Data extract:
^^^^^^^^^^^^^^^^

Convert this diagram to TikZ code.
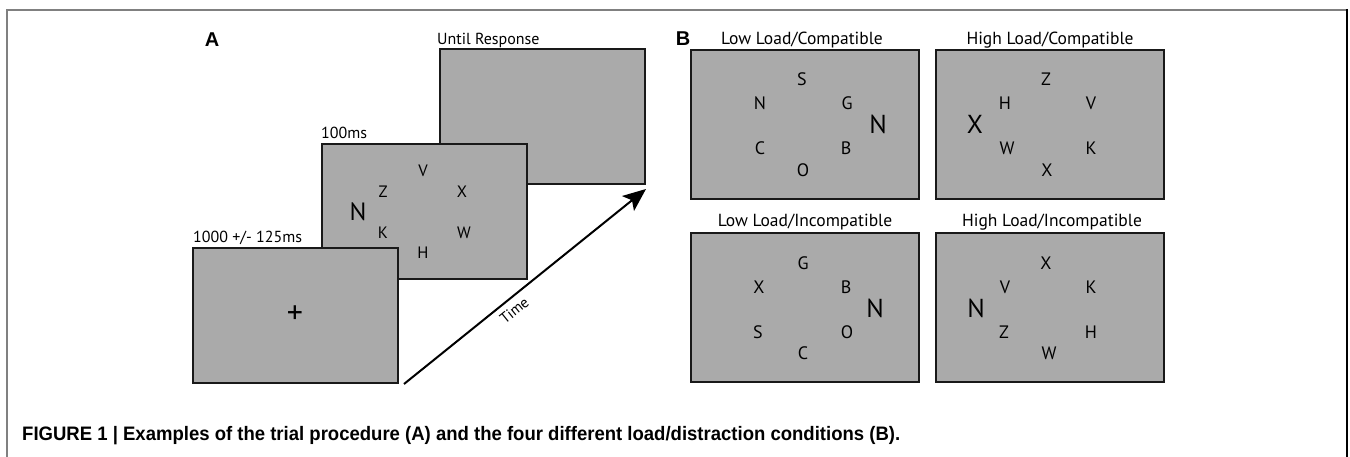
\documentclass[tikz,border=0pt]{standalone}
\usepackage{fontspec}
\usepackage{graphicx}
\setmainfont{PT Sans}
\newfontfamily\capfont{Liberation Sans}
\usetikzlibrary{arrows.meta}
\definecolor{scr}{RGB}{170,170,170}
\definecolor{edge}{RGB}{25,25,25}
\definecolor{framegray}{RGB}{128,128,128}
\begin{document}
\begin{tikzpicture}[x=1pt,y=-1pt,
  screen/.style={draw=edge, fill=scr, line width=2pt, inner sep=0pt, minimum width=205pt, minimum height=135pt},
  bscreen/.style={draw=edge, fill=scr, line width=2pt, inner sep=0pt, minimum width=228pt, minimum height=149pt},
  lbl/.style={inner sep=0pt, font=\fontsize{16}{19}\selectfont},
  ttl/.style={inner sep=0pt, font=\fontsize{17.5}{21}\selectfont},
  ltr/.style={inner sep=0pt, font=\fontsize{16.5}{19}\selectfont},
  bigltr/.style={inner sep=0pt, font=\fontsize{25}{30}\selectfont},
  bltr/.style={inner sep=0pt, font=\fontsize{18}{21}\selectfont},
  bbigltr/.style={inner sep=0pt, font=\fontsize{26}{31}\selectfont},
  panel/.style={inner sep=0pt, font=\capfont\bfseries\fontsize{20}{24}\selectfont}]
\useasboundingbox (0,0) rectangle (1350,457);
\fill[white] (0,0) rectangle (1350,457);
% frame
\draw[framegray, line width=1.2pt] (7,457) -- (7,10);
\draw[framegray, line width=2pt] (6.4,10) -- (1347.8,10);
\draw[black, line width=1.6pt] (1347,9) -- (1347,457);

% ---------- Panel A ----------
\node[panel, anchor=base] (labA) at (212,47) {A};
\node[screen] (s3) at (542.5,116.5) {};
\node[screen] (s2) at (424.5,211.5) {};
\node[screen] (s1) at (295.5,315.5) {};
\node[lbl, anchor=base west] (t3) at (437,45) {Until Response};
\node[lbl, anchor=base west] (t2) at (321,139) {100ms};
\node[lbl, anchor=base west] (t1) at (193,243) {1000 +/- 125ms};
\node[inner sep=0pt, font=\fontsize{32}{38}\selectfont] (plus) at (295,315) {+};
\node[ltr] (aV) at (423,171) {V};
\node[ltr] (aZ) at (383,192) {Z};
\node[ltr] (aX) at (462,192) {X};
\node[bigltr] (aN) at (358,212) {N};
\node[ltr] (aK) at (383,233) {K};
\node[ltr] (aW) at (464,233) {W};
\node[ltr] (aH) at (423,253) {H};
\coordinate (tstart) at (404,384);
\coordinate (tend) at (646,189);
\draw[line width=2pt, -{Stealth[length=23pt,width=19pt,inset=5pt]}] (tstart) -- (tend)
  node[sloped, anchor=north, pos=0.425, inner sep=5.5pt, font=\fontsize{15}{18}\selectfont] (time) {Time};

% ---------- Panel B ----------
\node[panel, anchor=base] (labB) at (683,46) {B};
\node[bscreen] (lc) at (805,124.5) {};
\node[bscreen] (hc) at (1050,124.5) {};
\node[bscreen] (li) at (805,307.5) {};
\node[bscreen] (hi) at (1050,307.5) {};
\node[ttl, anchor=base] (tlc) at (802,45) {Low Load/Compatible};
\node[ttl, anchor=base] (thc) at (1050,45) {High Load/Compatible};
\node[ttl, anchor=base] (tli) at (805,227) {Low Load/Incompatible};
\node[ttl, anchor=base] (thi) at (1052,227) {High Load/Incompatible};
% LC
\node[bltr] (lc1) at (802,79) {S};
\node[bltr] (lc2) at (760,103) {N};
\node[bltr] (lc3) at (847,103) {G};
\node[bbigltr] (lc4) at (878,124) {N};
\node[bltr] (lc5) at (760,148) {C};
\node[bltr] (lc6) at (846,148) {B};
\node[bltr] (lc7) at (803,170) {O};
% HC
\node[bltr] (hc1) at (1046,79) {Z};
\node[bltr] (hc2) at (1005,103) {H};
\node[bltr] (hc3) at (1091,103) {V};
\node[bbigltr] (hc4) at (975,124) {X};
\node[bltr] (hc5) at (1007,148) {W};
\node[bltr] (hc6) at (1091,148) {K};
\node[bltr] (hc7) at (1047,170) {X};
% LI
\node[bltr] (li1) at (803,263) {G};
\node[bltr] (li2) at (759,287) {X};
\node[bltr] (li3) at (846,287) {B};
\node[bbigltr] (li4) at (875,308) {N};
\node[bltr] (li5) at (758,332) {S};
\node[bltr] (li6) at (847,332) {O};
\node[bltr] (li7) at (803,353) {C};
% HI
\node[bltr] (hi1) at (1046,263) {X};
\node[bltr] (hi2) at (1005,287) {V};
\node[bltr] (hi3) at (1091,287) {K};
\node[bbigltr] (hi4) at (976,308) {N};
\node[bltr] (hi5) at (1004,332) {Z};
\node[bltr] (hi6) at (1091,332) {H};
\node[bltr] (hi7) at (1049,353) {W};

% ---------- Caption ----------
\node[inner sep=0pt, anchor=base west, font=\capfont\bfseries\fontsize{19.5}{23}\selectfont] (cap) at (22,440)
  {\resizebox{878pt}{\height}{FIGURE 1 | Examples of the trial procedure (A) and the four different load/distraction conditions (B).}};
\end{tikzpicture}
\end{document}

^^^^^^^^^^^^^^^^

What is required:
Give again, word for word, every line from the top of the data through the line with "(1347,9) -- (1347,457);", both ends included, and exclude the pictures.

Problem solution:
Convert this diagram to TikZ code.
\documentclass[tikz,border=0pt]{standalone}
\usepackage{fontspec}
\usepackage{graphicx}
\setmainfont{PT Sans}
\newfontfamily\capfont{Liberation Sans}
\usetikzlibrary{arrows.meta}
\definecolor{scr}{RGB}{170,170,170}
\definecolor{edge}{RGB}{25,25,25}
\definecolor{framegray}{RGB}{128,128,128}
\begin{document}
\begin{tikzpicture}[x=1pt,y=-1pt,
  screen/.style={draw=edge, fill=scr, line width=2pt, inner sep=0pt, minimum width=205pt, minimum height=135pt},
  bscreen/.style={draw=edge, fill=scr, line width=2pt, inner sep=0pt, minimum width=228pt, minimum height=149pt},
  lbl/.style={inner sep=0pt, font=\fontsize{16}{19}\selectfont},
  ttl/.style={inner sep=0pt, font=\fontsize{17.5}{21}\selectfont},
  ltr/.style={inner sep=0pt, font=\fontsize{16.5}{19}\selectfont},
  bigltr/.style={inner sep=0pt, font=\fontsize{25}{30}\selectfont},
  bltr/.style={inner sep=0pt, font=\fontsize{18}{21}\selectfont},
  bbigltr/.style={inner sep=0pt, font=\fontsize{26}{31}\selectfont},
  panel/.style={inner sep=0pt, font=\capfont\bfseries\fontsize{20}{24}\selectfont}]
\useasboundingbox (0,0) rectangle (1350,457);
\fill[white] (0,0) rectangle (1350,457);
% frame
\draw[framegray, line width=1.2pt] (7,457) -- (7,10);
\draw[framegray, line width=2pt] (6.4,10) -- (1347.8,10);
\draw[black, line width=1.6pt] (1347,9) -- (1347,457);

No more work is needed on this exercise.